Another meaning of the “S” in the S-curve is “surprise.” Rancho Palos Verdes residents know about the S-curve on Hawthorne. They know to brake on the downward stretch to avoid unintentional acceleration. Those unfamiliar with the location are the ones who can get in trouble.
And the final, and most lethal meaning for “S” is “speed.” On an S-curve, speed can be a killer.
As a vehicle turns, centripetal (centre-seeking) force causes its change of direction. Centripetal force is required for an object to have circular motion. Meanwhile, centrifugal force pulls the vehicle away from the centre. The faster a vehicle is travelling into a curve, the greater the centrifugal force and the higher the risk of swinging off the road or into oncoming traffic.

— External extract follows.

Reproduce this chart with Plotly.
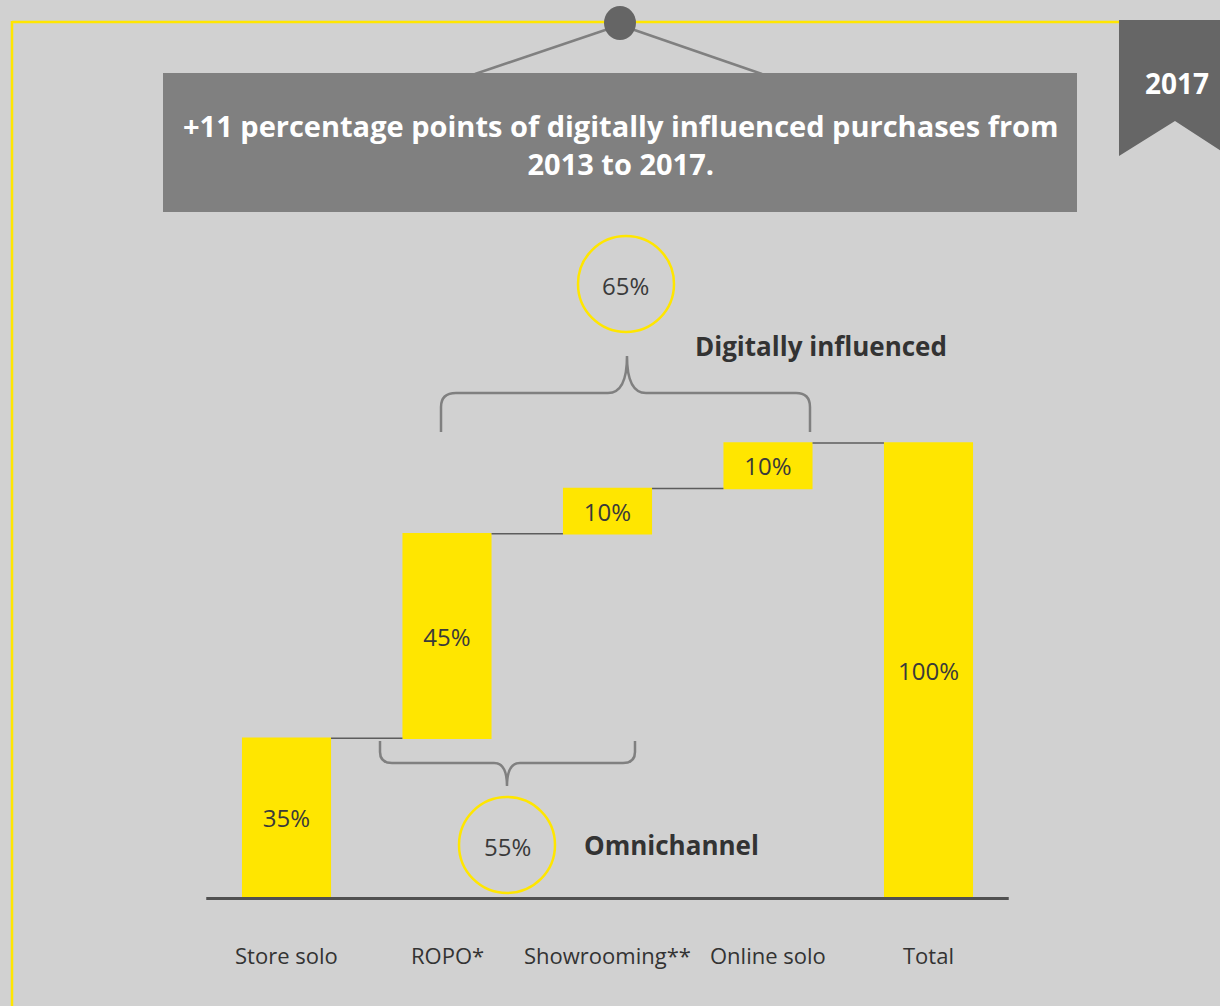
import plotly.graph_objects as go

# Purchase journey shares, 2017
categories = ["Store solo", "ROPO*", "Showrooming**", "Online solo", "Total"]
shares = [35, 45, 10, 10, 100]
measures = ["relative", "relative", "relative", "relative", "total"]
share_labels = [f"{v}%" for v in shares]

digital_share = 65
omni_share = 55
digital_label = "Digitally influenced"
omni_label = "Omnichannel"
headline = "+11 percentage points of digitally influenced purchases from<br>2013 to 2017."
year_tag = "2017"

W, H = 1220, 1006
YELLOW = "#FFE600"
BG = "#d1d1d1"
GREY = "#808080"
DARK = "#3a3a3a"
FONT = "Open Sans"


def px(x):
    return x / W


def py(y):
    return 1 - y / H


def path(points_cmds):
    out = []
    for cmd, pts in points_cmds:
        coords = " ".join(f"{px(x):.5f},{py(y):.5f}" for x, y in pts)
        out.append(f"{cmd} {coords}")
    return " ".join(out)


fig = go.Figure()

fig.add_trace(go.Waterfall(
    x=categories,
    y=shares,
    measure=measures,
    text=share_labels,
    textposition="inside",
    insidetextanchor="middle",
    constraintext="none",
    textfont=dict(family=FONT, size=24, color=DARK),
    increasing=dict(marker=dict(color=YELLOW, line=dict(width=0))),
    totals=dict(marker=dict(color=YELLOW, line=dict(width=0))),
    connector=dict(mode="between", line=dict(color="#5c5c5c", width=1.5)),
    width=0.555,
    hoverinfo="skip",
    cliponaxis=False,
    showlegend=False,
))

shapes = []

# yellow frame (top and left edges)
shapes.append(dict(type="line", xref="paper", yref="paper",
                   x0=px(12), y0=py(22), x1=px(1122), y1=py(22),
                   line=dict(color=YELLOW, width=2.5)))
shapes.append(dict(type="line", xref="paper", yref="paper",
                   x0=px(12), y0=py(21), x1=px(12), y1=py(1010),
                   line=dict(color=YELLOW, width=2.5)))

# headline banner hanging from a pin
shapes.append(dict(type="line", xref="paper", yref="paper",
                   x0=px(620), y0=py(25), x1=px(475), y1=py(74),
                   line=dict(color=GREY, width=2.5)))
shapes.append(dict(type="line", xref="paper", yref="paper",
                   x0=px(620), y0=py(25), x1=px(762), y1=py(74),
                   line=dict(color=GREY, width=2.5)))
shapes.append(dict(type="rect", xref="paper", yref="paper",
                   x0=px(163), y0=py(73), x1=px(1077), y1=py(212),
                   fillcolor=GREY, line=dict(width=0), layer="above"))
shapes.append(dict(type="circle", xref="paper", yref="paper",
                   x0=px(604), y0=py(6), x1=px(636), y1=py(40),
                   fillcolor="#656565", line=dict(width=0), layer="above"))

# year ribbon
shapes.append(dict(type="path", xref="paper", yref="paper",
                   path=path([("M", [(1119, 20)]), ("L", [(1232, 20)]),
                              ("L", [(1232, 158)]), ("L", [(1175, 121)]),
                              ("L", [(1119, 156)])]) + " Z",
                   fillcolor="#666666", line=dict(width=0)))

# baseline
shapes.append(dict(type="line", xref="x", yref="paper",
                   x0=-0.5, x1=4.5, y0=py(898.5), y1=py(898.5),
                   line=dict(color="#505050", width=3)))

# brace over the digitally influenced bars
shapes.append(dict(type="path", xref="paper", yref="paper",
                   path=path([
                       ("M", [(441, 432)]), ("L", [(441, 407)]),
                       ("Q", [(441, 393), (456, 393)]), ("L", [(608, 393)]),
                       ("Q", [(627, 393), (627, 356)]),
                       ("Q", [(627, 393), (646, 393)]), ("L", [(796, 393)]),
                       ("Q", [(810, 393), (810, 407)]), ("L", [(810, 432)]),
                   ]),
                   line=dict(color=GREY, width=2.5)))

# brace under the omnichannel bars
shapes.append(dict(type="path", xref="paper", yref="paper",
                   path=path([
                       ("M", [(380, 741)]), ("L", [(380, 752)]),
                       ("Q", [(380, 763), (392, 763)]), ("L", [(494, 763)]),
                       ("Q", [(507, 763), (507, 786)]),
                       ("Q", [(507, 763), (520, 763)]), ("L", [(623, 763)]),
                       ("Q", [(635, 763), (635, 752)]), ("L", [(635, 741)]),
                   ]),
                   line=dict(color=GREY, width=2.5)))

# share bubbles
shapes.append(dict(type="circle", xref="paper", yref="paper",
                   x0=px(578), y0=py(236), x1=px(674), y1=py(332),
                   line=dict(color=YELLOW, width=2.5)))
shapes.append(dict(type="circle", xref="paper", yref="paper",
                   x0=px(459), y0=py(797), x1=px(555), y1=py(893),
                   line=dict(color=YELLOW, width=2.5)))

annotations = [
    dict(xref="paper", yref="paper", x=px(620), y=py(144),
         text=f"<b>{headline}</b>", showarrow=False,
         font=dict(family=FONT, size=29, color="white"),
         align="center", xanchor="center", yanchor="middle"),
    dict(xref="paper", yref="paper", x=px(1177), y=py(83),
         text=f"<b>{year_tag}</b>", showarrow=False,
         font=dict(family=FONT, size=28, color="white"),
         xanchor="center", yanchor="middle"),
    dict(xref="paper", yref="paper", x=px(625), y=py(286),
         text=f"{digital_share}%", showarrow=False,
         font=dict(family=FONT, size=24, color=DARK),
         xanchor="center", yanchor="middle"),
    dict(xref="paper", yref="paper", x=px(507), y=py(846),
         text=f"{omni_share}%", showarrow=False,
         font=dict(family=FONT, size=24, color=DARK),
         xanchor="center", yanchor="middle"),
    dict(xref="paper", yref="paper", x=px(693), y=py(346),
         text=f"<b>{digital_label}</b>", showarrow=False,
         font=dict(family=FONT, size=26, color="#333333"),
         xanchor="left", yanchor="middle"),
    dict(xref="paper", yref="paper", x=px(582), y=py(845),
         text=f"<b>{omni_label}</b>", showarrow=False,
         font=dict(family=FONT, size=26, color="#333333"),
         xanchor="left", yanchor="middle"),
]

# category labels under the baseline
for cat in categories:
    annotations.append(dict(xref="x", yref="paper", x=cat, y=py(955),
                            text=cat, showarrow=False,
                            font=dict(family=FONT, size=22, color="#333333"),
                            xanchor="center", yanchor="middle"))

x_lo = -286.5 / 160.5
x_hi = (W - 286.5) / 160.5

fig.update_layout(
    width=W, height=H,
    margin=dict(l=0, r=0, t=0, b=0),
    paper_bgcolor=BG, plot_bgcolor=BG,
    xaxis=dict(type="category", range=[x_lo, x_hi], visible=False,
               fixedrange=True),
    yaxis=dict(range=[-24.0, 197.6], visible=False, fixedrange=True),
    shapes=shapes,
    annotations=annotations,
    showlegend=False,
)

fig.write_html("out.html")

If you come into an S-curve too hot, therefore, you run the risk of a skid or rollover. If you’re smart, you travel a little under the suggested speed limit. You can lessen the angle of your turn by adjusting your lane position. If you’re turning left, inch to the right-side of your lane. If you’re turning right, hug the outside of the left.
For Tiger Woods, the world’s most famous S-curve victim, it’s going to be a matter of perspective. He was in a crash in which he crossed two lanes, hit a tree and rolled his car, in which the outside of his vehicle was demolished almost beyond recognition. He suffered serious injuries to his legs but survived.
Is that good luck or bad luck?
We’ve learned a lot watching Tiger Woods play golf. We should also learn from his harrowing mishap. When it comes to the S-curve, the road doesn’t play favourites. Know the road. Pay attention and slow down.